Aslında ne laiklik ve ne de demokrasi çok temiz kavramlar değil. Özellikle doğu halklarının tarihinde bunların ne anlama geldiğini acı tecrübelerle gördük ve yaşadık.. Ama sanki günümüz insanları için bu kavramlar, olduğundan daha fazla şeyler ifade ediyor. Onun için de politikacılar bu sözleri kullanmakta bir beis görmüyorlar.. Aslında herkesin kendine göre bir demokrasi, bir de laiklik tanımı var.. Söyleyenle duyanın söyledikleri ve duyduklarına yükledikleri anlamlar da ortak olmayabilir..
Erdoğan’ın laikliğe yüklediği anlamla, İhvan’ın karşı çıktığı laiklik aynı şey değil. Sonuçta bir iletişimsizlik sözkonusu..
Fransızların laiklikten kasdettiği şeyle Erdoğan’ın kasdettiği şey de aynı değil.. Hele hele İslam dünyasında ve Sovyetler’de laikliğin “ladinilik”, din dışılık, din karşıtlığı şeklinde uygulandığı düşünülürse laiklik konusunda acı tecrübeler yaşamış toplumlardaki öfke ve tepkinin sebebini anlamak zor değil. Haklıdırlar da.. CHP’nin laikliği ile AK Parti’nin laikliği siyah ile beyaz arasındaki fark kadar büyük.. Laikliğe diğer laik ülkelerin yüklediği anlamlar da farklı.. Mesela Fransa’nın Alsas Leoren bölgesinde laiklik uygulaması yok. Strasbourg laik değil yani. Peki Strasbourg’da yaşayan bir Fransızla Paris’te yaşayan bir Fransız günlük hayatında, her an bu farkı farkedebilir mi? Elbette hayır!
Erdoğan laiklik derken aslında, hiçbir dinin ya da dini topluluğun ötekilere din ve yaşam tarzı dayatmamasını kasdediyor olsa gerek. Özgürlük, barış gibi olumlu anlamlar yüklüyordur..
Aslında İslam teokratik ya da Bizantinist bir toplum modeli de dayatmaz..
Erdoğan’ın aklındaki laiklik, İncil’de ifadesini bulan “Tanrı’nın hakkı Tanrı’ya, Sezar’ın hakkı Sezar’a” da değil, “Leküm, diniküm ve liye din” inancıdır diye düşünüyorum...
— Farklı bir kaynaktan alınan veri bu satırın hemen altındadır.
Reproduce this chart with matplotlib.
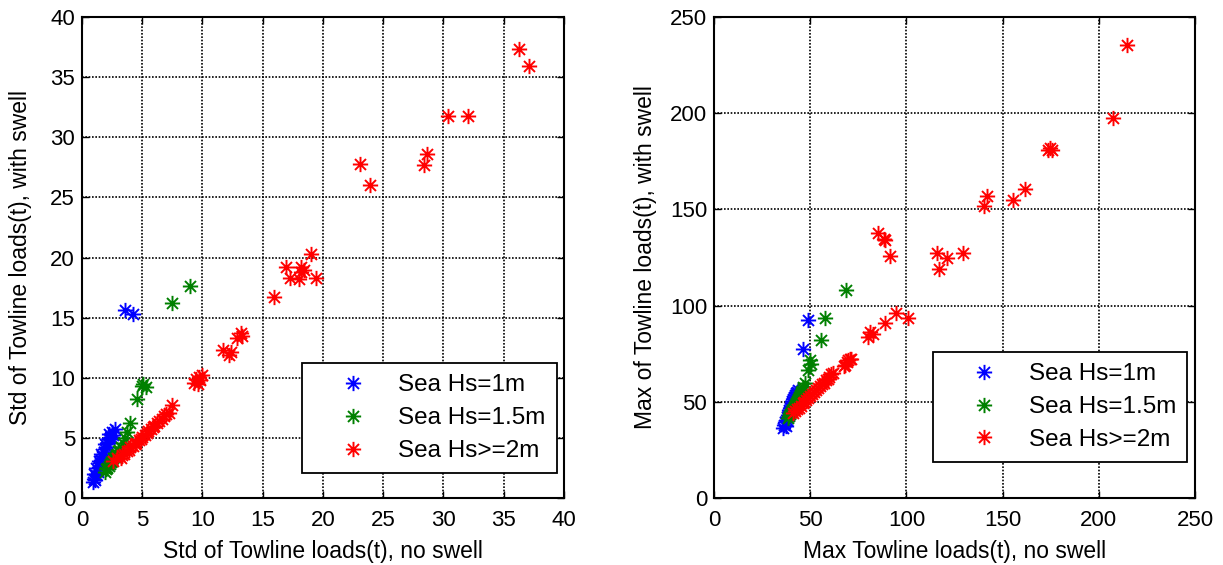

Kudüs’ün doğu kapısına “Lailahe illallah, İbrahim Halilullah” yazan bir inancın günümüzdeki ifadesidir bu ayet.. Batılı ülkeler, aslında genel anlamda laik de değiller.. Hepsinin resmi mezhepleri ve resmi kiliseleri var. Aslında Türkiye laik olacaksa, önce Hilafetin ilan edilmesi gerek.. Garip ama, Hilafetin mana ve mefhum olarak TBMM’nin şahsı manevisinde mündemiç olması, TBMM başkanını aynı zamanda “Halife” makamına yükseltiyor. Kılıçdaroğlu ise bugüne bugün İş Bankası’ndaki rolü ile Hilafet fonunu yönetiyor. Laiklik, din ve devlet arasındaki ilişkiyi değil, kilise/dini temsil kurumu ile devlet arasındaki ilişkiyi düzenler.. Burada kilise Katolik kilisesidir ve Vatikan BM’ye üye ruhani bir devlettir. Tüm dünyadaki Katolik kiliseleri, Vatikan’ın mülküdür. Dolayısı ile Katolik olan her ülkede bu anlamda laik bir düzenleme vardır. Eğer ruhani bir otorite yoksa taraflardan biri yok demektir. O zaman hangi laiklikten söz ediyorsunuz?. Kaldı ki, bizdeki hilafet, dini değil, cemaati temsil eder. Sekülerdir..
Laiklikle sekülerizm arasındaki farkın bile farkında değildir birçok kişi..
Biraz da laikçilerin dayatması ve topluma yaydıkları teokrasi korkusuna karşı bir kalkan, büyü çözücü tılsımlı bir söz gibi kullanılıyor.. Demokrasi de öyle. Aslında hangi laiklik, hangi demokrasi diye sormak gerek. Demos kimdir, nasıl bir kratostan söz ediyoruz?.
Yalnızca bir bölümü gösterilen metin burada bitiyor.